Generator Workday: Following the Sacral Response from 9 to 5
For a Generator, the workday is not a battle of willpower. It is a conversation between the outer world and the Sacral center — that steady, gut-level motor sitting just below the navel. When the day is built around responding rather than pushing, nine to five can feel less like survival and more like a long, satisfying exhale.
Morning: The Sacral Wake-Up
Generators do not need a loud alarm or a motivational speech. They need a body that feels rested and a clear signal about what is being asked of them. The morning is best used slowly: water, light, a few minutes of stillness. The Sacral center is mechanical — it is the most consistent energy in the body, but it is not meant to be dragged out of bed before it has something to respond to.
Before the laptop opens, the body is already giving information. There is a low hum when the work ahead feels right. There is a tightening, or a flat nothing, when it does not. This is not emotion. It is the Sacral, asking the simplest question: is this mine?
The First Response: How the Day Starts
The work begins with what arrives, not with what is forced. A Slack message. A client brief. A teammate's question. A task in the queue. Each of these is an invitation to respond. The Generator's strategy is to respond — to let life bring things and let the gut answer.
When a Generators reads an email and feels a small, involuntary "uh-huh" in the belly, that is the green light. When the body is silent, or recoils, the healthy move is to wait. Not forever. Just long enough to see whether the next thing that arrives pulls the Sacral awake. Generators who skip this step and start initiating quickly find themselves tired, irritable, and a little lost by 11 a.m.
Mid-Morning: Building the Rhythm
By mid-morning, the Generator's aura is doing its work. The aura is open and enveloping — it takes in the energy of whatever is nearby. This is the gift and the trap. A Generator can be quickly lit up by a stimulating environment: good conversation, a creative challenge, a physical task done well. They can also be drained by environments that are too loud, too fast, or too mental for too long.
A sustainable mid-morning is one with movement. Standing up. Walking while talking. Hands on the keyboard rather than buried in meetings about the work. The Sacral is a motor, not a brain, and it runs best when the body is involved. Tasks that are satisfying — not necessarily easy, but satisfying — will pull energy out of the Sacral almost automatically. The work fills the tank rather than emptying it.
Lunch: The Generator Recharge
Generators are not designed to push through lunch at the desk, running on caffeine and momentum. They are designed to stop. A real break — food eaten slowly, eyes away from the screen, a walk outside if the weather allows — is what keeps the Sacral running into the afternoon.
This is also a good moment to check in with the strategy of the day. Have the responses so far been clean? Has the Generator been saying yes out of politeness, habit, or guilt? Those yeses are the ones that will turn into frustration later. A quick body scan over lunch — am I lit up or am I dragging? — is more useful than any productivity app.
Afternoon: The Work That Is Yours
The afternoon is where the Generator's nature becomes obvious.
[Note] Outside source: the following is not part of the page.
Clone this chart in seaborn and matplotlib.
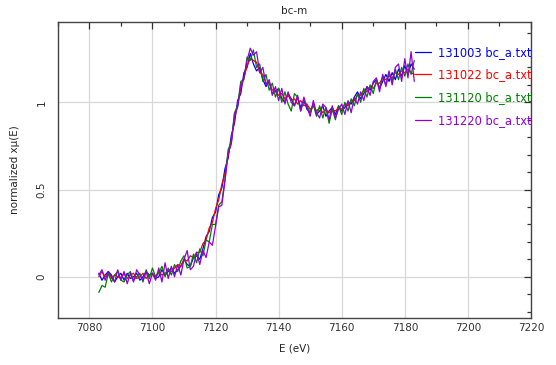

With the right kind of work, the second half of the day is often better than the first. The Sacral has been warmed up. The aura is in flow. Tasks that felt like effort at 10 a.m. now feel like rhythm. This is what Generators are for: sustained, responsive, life-giving work over a long arc.
Generators with emotional authority will ride a wave all day, and the right response at 2 p.m. may be different from the response at 10 a.m. This is not indecision. It is clarity waiting for the wave to settle. Generators with pure sacral authority will find their answers come faster and feel more decisive, in the body, in the moment.
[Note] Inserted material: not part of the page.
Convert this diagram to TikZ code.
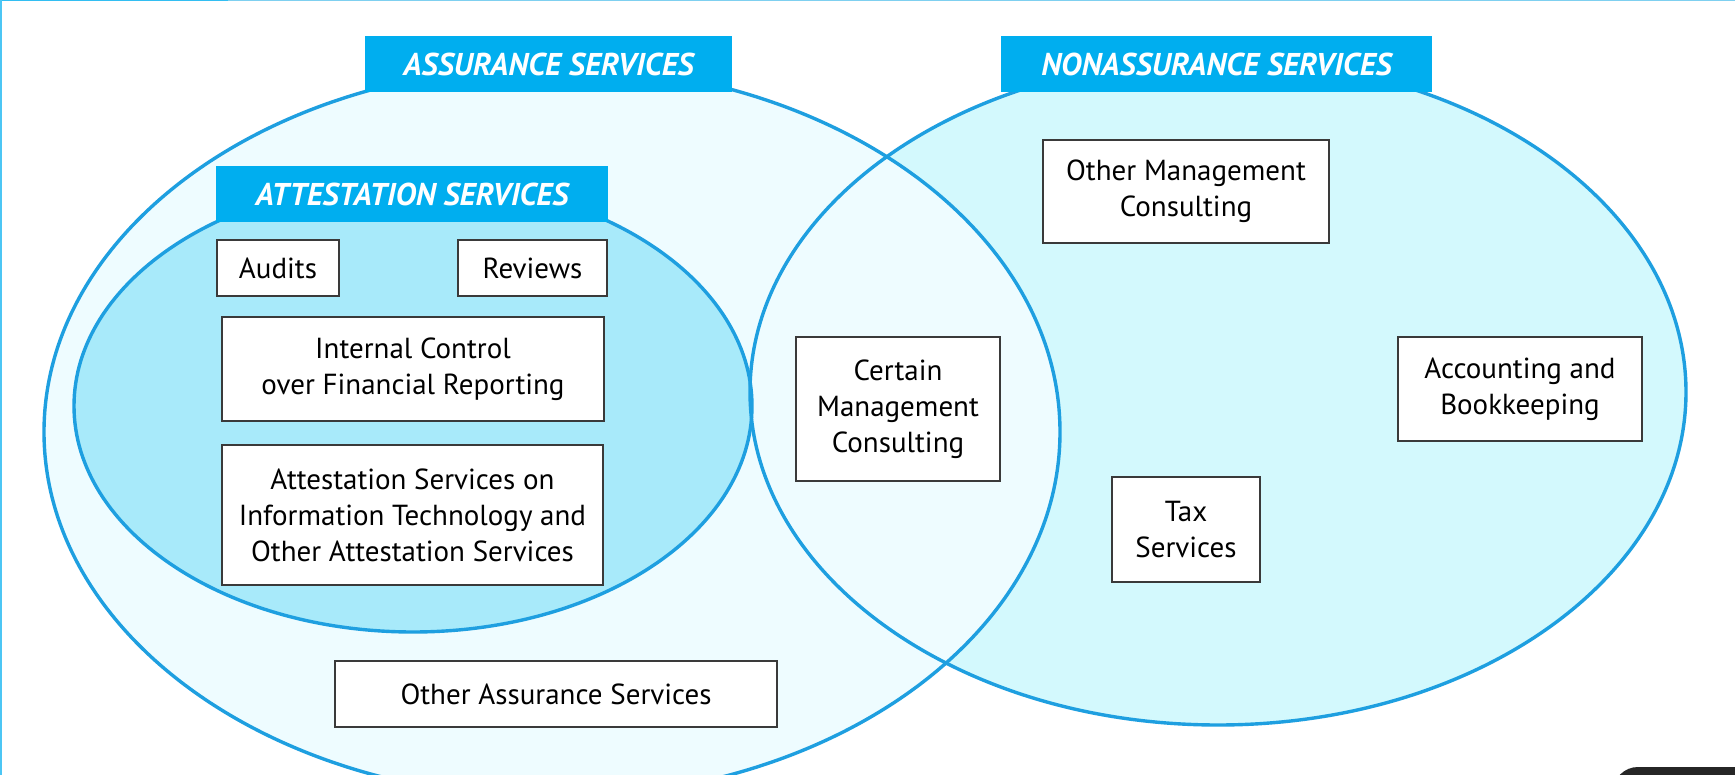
\documentclass[tikz,border=0pt]{standalone}
\usepackage{fontspec}
\setmainfont{PT Sans}
\definecolor{svcblue}{HTML}{00AEEF}
\definecolor{svcline}{HTML}{1E9FE0}
\definecolor{svcpale}{HTML}{EEFCFF}
\definecolor{svcaqua}{HTML}{D3F9FD}
\definecolor{svcmid}{HTML}{A8EAFA}
\definecolor{svcedge}{HTML}{3A3A3A}
\definecolor{svcrim}{HTML}{7FD0F0}

\begin{document}
\begin{tikzpicture}[
    x=1pt, y=-1pt,
    box/.style={rectangle, draw=svcedge, fill=white, line width=1.5pt, align=center, inner sep=0pt, font=\fontsize{29}{36}\selectfont},
    banner/.style={rectangle, fill=svcblue, inner sep=0pt, minimum height=56pt, text=white, font=\fontsize{31.5}{36}\selectfont\bfseries\itshape},
    ring/.style={draw=svcline, line width=3.4pt}
]
\useasboundingbox (0,0) rectangle (1735,775);
\clip (0,0) rectangle (1735,775);
\fill[white] (0,0) rectangle (1735,775);

% Sets
\fill[svcaqua] (1218,392) ellipse [x radius=468, y radius=333];
\fill[svcpale] (552,432) ellipse [x radius=508, y radius=366];
\fill[svcmid] (413,406) ellipse [x radius=339, y radius=226];
\draw[ring] (1218,392) ellipse [x radius=468, y radius=333];
\draw[ring] (552,432) ellipse [x radius=508, y radius=366];
\draw[ring] (413,406) ellipse [x radius=339, y radius=226];

% Headers
\node[banner, minimum width=367pt] (assure) at (548.5,64) {ASSURANCE SERVICES};
\node[banner, minimum width=431pt] (nonassure) at (1216.5,64) {NONASSURANCE SERVICES};
\node[banner, minimum width=392pt] (attest) at (412,194) {ATTESTATION SERVICES};

% Nodes
\node[box, minimum width=122pt, minimum height=56pt] (audits) at (278,268) {Audits};
\node[box, minimum width=149pt, minimum height=56pt] (reviews) at (532.5,268) {Reviews};
\node[box, minimum width=382pt, minimum height=104pt] (icfr) at (413,369) {Internal Control\\over Financial Reporting};
\node[box, minimum width=381pt, minimum height=140pt] (itattest) at (412.5,515) {Attestation Services on\\Information Technology and\\Other Attestation Services};
\node[box, minimum width=442pt, minimum height=66pt] (otherassure) at (556,694) {Other Assurance Services};
\node[box, minimum width=204pt, minimum height=144pt] (certain) at (898,409) {Certain\\Management\\Consulting};
\node[box, minimum width=286pt, minimum height=103pt] (othermgmt) at (1186,191.5) {Other Management\\Consulting};
\node[box, minimum width=244pt, minimum height=104pt] (acctg) at (1520,389) {Accounting and\\Bookkeeping};
\node[box, minimum width=148pt, minimum height=105pt] (tax) at (1186,529.5) {Tax\\Services};

% Frame
\draw[svcrim, line width=3pt] (0,0) -- (1735,0);
\draw[svcblue!80, line width=3pt] (0,0) -- (228,0);
\draw[svcblue!70, line width=3pt] (0,0) -- (0,775);
\fill[black!85, rounded corners=25pt] (1613,767) rectangle (1800,840);
\end{tikzpicture}
\end{document}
When the Sacral is healthy, the afternoon is not a fight against the clock. It is a continuation of a conversation the body has been enjoying all day.
End of Day: The Satisfaction Signal
A Generator's day ends in one of two ways: with satisfaction or with frustration. Frustration is not a moral failure. It is information. It is the body reporting that the day was full of initiations, forced yeses, and work that did not light anything up. Over time, frustration becomes bitterness if ignored, and bitterness is the Sacral's loudest alarm.
Satisfaction is quieter. It is the feeling of a motor that has been used well — not over-revved, not idle. It is the body saying, that was worth the day. Generators who feel this regularly are working with their design. They are responding. They are letting life meet them instead of chasing it.
Closing
The Generator workday is not about hustling harder or waking up earlier. It is about listening lower. The Sacral is always speaking. The job is to make a life that asks the right questions, so the body has something honest to answer.